Oxford drug training

An instructor with the Regional Counterdrug Training Academy shows Oxford Mayor Alton Craft methods that criminals use to traffic drugs and money on interstates. (Kirsten Fiscus/The Anniston Star)

To law enforcement agencies, the Interstate 20 corridor, which runs through Oxford, is a pipeline for drug and human trafficking.

For that reason, Oxford is uniquely positioned to be a training ground for police across the country, officials say. The Oxford Police Department, in tandem with the Mississippi-based Regional Counterdrug Training Academy, announced Thursday that the Police Department will host the academy’s first satellite training center.

“We work very well with the RCTA out of Mississippi,” Oxford police Chief Bill Partridge said of the academy. “Last year, we trained over 400 law enforcement officers with them.”

Tim Rutledge, the director of the academy, said having classes in Oxford has extended the academy’s reach.

“We’ve been able to train law enforcement from all over the Southeast,” Rutledge said. “But we frequently have people from further than that.”

On Thursday, the academy was working with about 40 officers and deputies from as far as Texas and Indiana at the Oxford Civic Center. Students inspected trucks, trailers and tankers for hidden compartments, tapping on the walls and the floors.

“In the tanker, it’s partitioned off for one section to be filled with fuel and the other section to fit about 10 or 12 people,” Capt. Thomas Stoute, a training officer, said. “One of these trailers has a false bottom, and in that trailer bed over there about $100,000 in cash was stowed in an axle.”

Oxford police training officer Frank Mayo said he hopes to host as many classes as possible with the academy.

“An officer’s best weapon is his brain, and this hands-on training only increases their knowledge,” Mayo said.

Jesse Warner, a police officer in Beaumont, Texas, traveled nearly 11 hours with his partner to attend the training.
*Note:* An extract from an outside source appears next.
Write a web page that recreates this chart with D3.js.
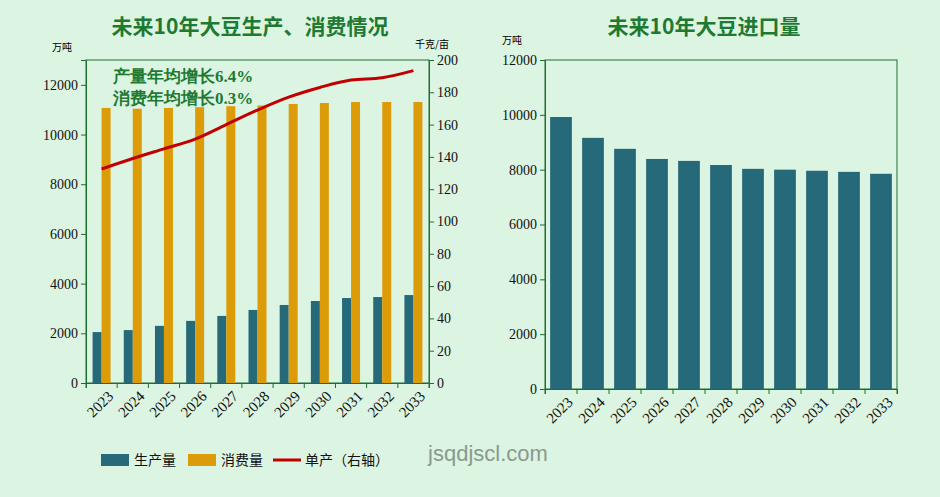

“We’re just outside of Houston, where a lot of narcotics are brought down the interstate,” Warner said. “They’ll come through Houston and continue to Atlanta.”

Warner, a veteran in law enforcement, said this training is the best drug-centered training he’s received.

“Being able to look at and put hands on this equipment is invaluable,” he said. “The criminals are constantly evolving their techniques, so it’s helpful to see it before we encounter it on the job.”